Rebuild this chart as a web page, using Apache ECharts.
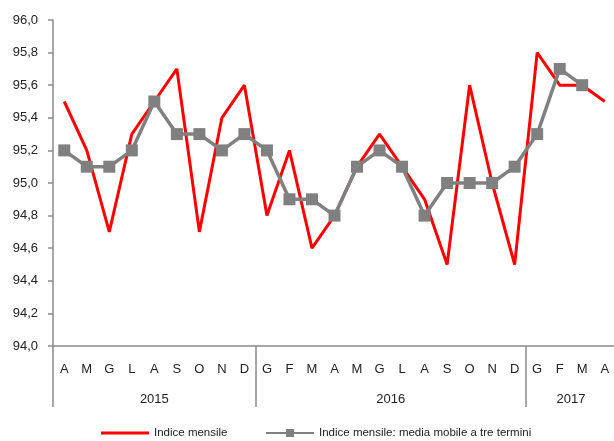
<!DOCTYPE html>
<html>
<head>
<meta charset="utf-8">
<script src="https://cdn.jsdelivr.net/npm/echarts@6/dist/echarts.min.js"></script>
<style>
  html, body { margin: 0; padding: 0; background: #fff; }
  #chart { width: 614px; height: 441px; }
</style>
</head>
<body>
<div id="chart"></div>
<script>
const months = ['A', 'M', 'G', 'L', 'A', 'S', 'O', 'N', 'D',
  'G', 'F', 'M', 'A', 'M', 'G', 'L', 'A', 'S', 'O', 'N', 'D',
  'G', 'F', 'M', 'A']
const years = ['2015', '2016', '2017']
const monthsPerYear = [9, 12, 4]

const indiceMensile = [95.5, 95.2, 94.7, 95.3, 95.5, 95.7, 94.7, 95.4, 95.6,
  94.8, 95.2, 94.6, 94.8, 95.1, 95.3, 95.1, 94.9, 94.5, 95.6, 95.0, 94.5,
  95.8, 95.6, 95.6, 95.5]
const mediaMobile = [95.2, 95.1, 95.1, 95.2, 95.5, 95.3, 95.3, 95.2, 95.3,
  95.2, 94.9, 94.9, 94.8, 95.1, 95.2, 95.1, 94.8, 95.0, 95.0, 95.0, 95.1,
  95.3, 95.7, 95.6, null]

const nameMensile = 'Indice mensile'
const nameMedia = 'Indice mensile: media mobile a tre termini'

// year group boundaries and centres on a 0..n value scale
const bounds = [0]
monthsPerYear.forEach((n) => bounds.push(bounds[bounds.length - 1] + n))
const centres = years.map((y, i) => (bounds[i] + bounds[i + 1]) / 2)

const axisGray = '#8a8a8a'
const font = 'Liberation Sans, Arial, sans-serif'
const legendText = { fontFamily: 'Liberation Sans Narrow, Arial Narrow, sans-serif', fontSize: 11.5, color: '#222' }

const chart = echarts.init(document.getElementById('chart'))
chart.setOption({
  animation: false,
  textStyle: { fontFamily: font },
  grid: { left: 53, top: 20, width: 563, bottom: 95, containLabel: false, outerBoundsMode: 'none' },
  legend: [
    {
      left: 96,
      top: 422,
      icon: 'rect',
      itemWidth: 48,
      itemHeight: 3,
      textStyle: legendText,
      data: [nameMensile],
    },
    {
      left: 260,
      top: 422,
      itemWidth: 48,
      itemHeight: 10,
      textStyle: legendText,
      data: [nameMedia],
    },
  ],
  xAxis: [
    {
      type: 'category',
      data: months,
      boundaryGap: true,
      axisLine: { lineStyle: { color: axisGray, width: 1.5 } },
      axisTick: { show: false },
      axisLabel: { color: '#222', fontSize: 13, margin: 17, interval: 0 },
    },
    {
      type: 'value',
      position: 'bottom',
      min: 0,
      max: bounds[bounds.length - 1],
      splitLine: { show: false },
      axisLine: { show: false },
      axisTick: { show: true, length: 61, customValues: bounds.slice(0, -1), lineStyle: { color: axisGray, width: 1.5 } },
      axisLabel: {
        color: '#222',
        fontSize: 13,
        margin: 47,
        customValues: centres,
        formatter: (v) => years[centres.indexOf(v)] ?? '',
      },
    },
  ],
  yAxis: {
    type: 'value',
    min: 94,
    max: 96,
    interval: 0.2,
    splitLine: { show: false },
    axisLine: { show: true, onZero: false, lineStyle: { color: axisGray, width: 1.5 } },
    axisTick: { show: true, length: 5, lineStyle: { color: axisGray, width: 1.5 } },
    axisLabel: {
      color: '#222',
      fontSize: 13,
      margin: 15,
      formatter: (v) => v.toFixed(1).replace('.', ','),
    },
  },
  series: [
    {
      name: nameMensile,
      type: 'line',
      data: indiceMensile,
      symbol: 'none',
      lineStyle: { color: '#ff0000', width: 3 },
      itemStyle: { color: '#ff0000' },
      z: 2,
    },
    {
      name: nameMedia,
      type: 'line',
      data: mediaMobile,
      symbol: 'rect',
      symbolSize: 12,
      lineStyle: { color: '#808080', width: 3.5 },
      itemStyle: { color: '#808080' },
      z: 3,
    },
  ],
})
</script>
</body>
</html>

== == ==

WHAT IS EXPECTED | Copy the material above exactly and drop the pictures.

RESULT BELOW |
Rebuild this chart as a web page, using Apache ECharts.
<!DOCTYPE html>
<html>
<head>
<meta charset="utf-8">
<script src="https://cdn.jsdelivr.net/npm/echarts@6/dist/echarts.min.js"></script>
<style>
  html, body { margin: 0; padding: 0; background: #fff; }
  #chart { width: 614px; height: 441px; }
</style>
</head>
<body>
<div id="chart"></div>
<script>
const months = ['A', 'M', 'G', 'L', 'A', 'S', 'O', 'N', 'D',
  'G', 'F', 'M', 'A', 'M', 'G', 'L', 'A', 'S', 'O', 'N', 'D',
  'G', 'F', 'M', 'A']
const years = ['2015', '2016', '2017']
const monthsPerYear = [9, 12, 4]

const indiceMensile = [95.5, 95.2, 94.7, 95.3, 95.5, 95.7, 94.7, 95.4, 95.6,
  94.8, 95.2, 94.6, 94.8, 95.1, 95.3, 95.1, 94.9, 94.5, 95.6, 95.0, 94.5,
  95.8, 95.6, 95.6, 95.5]
const mediaMobile = [95.2, 95.1, 95.1, 95.2, 95.5, 95.3, 95.3, 95.2, 95.3,
  95.2, 94.9, 94.9, 94.8, 95.1, 95.2, 95.1, 94.8, 95.0, 95.0, 95.0, 95.1,
  95.3, 95.7, 95.6, null]

const nameMensile = 'Indice mensile'
const nameMedia = 'Indice mensile: media mobile a tre termini'

// year group boundaries and centres on a 0..n value scale
const bounds = [0]
monthsPerYear.forEach((n) => bounds.push(bounds[bounds.length - 1] + n))
const centres = years.map((y, i) => (bounds[i] + bounds[i + 1]) / 2)

const axisGray = '#8a8a8a'
const font = 'Liberation Sans, Arial, sans-serif'
const legendText = { fontFamily: 'Liberation Sans Narrow, Arial Narrow, sans-serif', fontSize: 11.5, color: '#222' }

const chart = echarts.init(document.getElementById('chart'))
chart.setOption({
  animation: false,
  textStyle: { fontFamily: font },
  grid: { left: 53, top: 20, width: 563, bottom: 95, containLabel: false, outerBoundsMode: 'none' },
  legend: [
    {
      left: 96,
      top: 422,
      icon: 'rect',
      itemWidth: 48,
      itemHeight: 3,
      textStyle: legendText,
      data: [nameMensile],
    },
    {
      left: 260,
      top: 422,
      itemWidth: 48,
      itemHeight: 10,
      textStyle: legendText,
      data: [nameMedia],
    },
  ],
  xAxis: [
    {
      type: 'category',
      data: months,
      boundaryGap: true,
      axisLine: { lineStyle: { color: axisGray, width: 1.5 } },
      axisTick: { show: false },
      axisLabel: { color: '#222', fontSize: 13, margin: 17, interval: 0 },
    },
    {
      type: 'value',
      position: 'bottom',
      min: 0,
      max: bounds[bounds.length - 1],
      splitLine: { show: false },
      axisLine: { show: false },
      axisTick: { show: true, length: 61, customValues: bounds.slice(0, -1), lineStyle: { color: axisGray, width: 1.5 } },
      axisLabel: {
        color: '#222',
        fontSize: 13,
        margin: 47,
        customValues: centres,
        formatter: (v) => years[centres.indexOf(v)] ?? '',
      },
    },
  ],
  yAxis: {
    type: 'value',
    min: 94,
    max: 96,
    interval: 0.2,
    splitLine: { show: false },
    axisLine: { show: true, onZero: false, lineStyle: { color: axisGray, width: 1.5 } },
    axisTick: { show: true, length: 5, lineStyle: { color: axisGray, width: 1.5 } },
    axisLabel: {
      color: '#222',
      fontSize: 13,
      margin: 15,
      formatter: (v) => v.toFixed(1).replace('.', ','),
    },
  },
  series: [
    {
      name: nameMensile,
      type: 'line',
      data: indiceMensile,
      symbol: 'none',
      lineStyle: { color: '#ff0000', width: 3 },
      itemStyle: { color: '#ff0000' },
      z: 2,
    },
    {
      name: nameMedia,
      type: 'line',
      data: mediaMobile,
      symbol: 'rect',
      symbolSize: 12,
      lineStyle: { color: '#808080', width: 3.5 },
      itemStyle: { color: '#808080' },
      z: 3,
    },
  ],
})
</script>
</body>
</html>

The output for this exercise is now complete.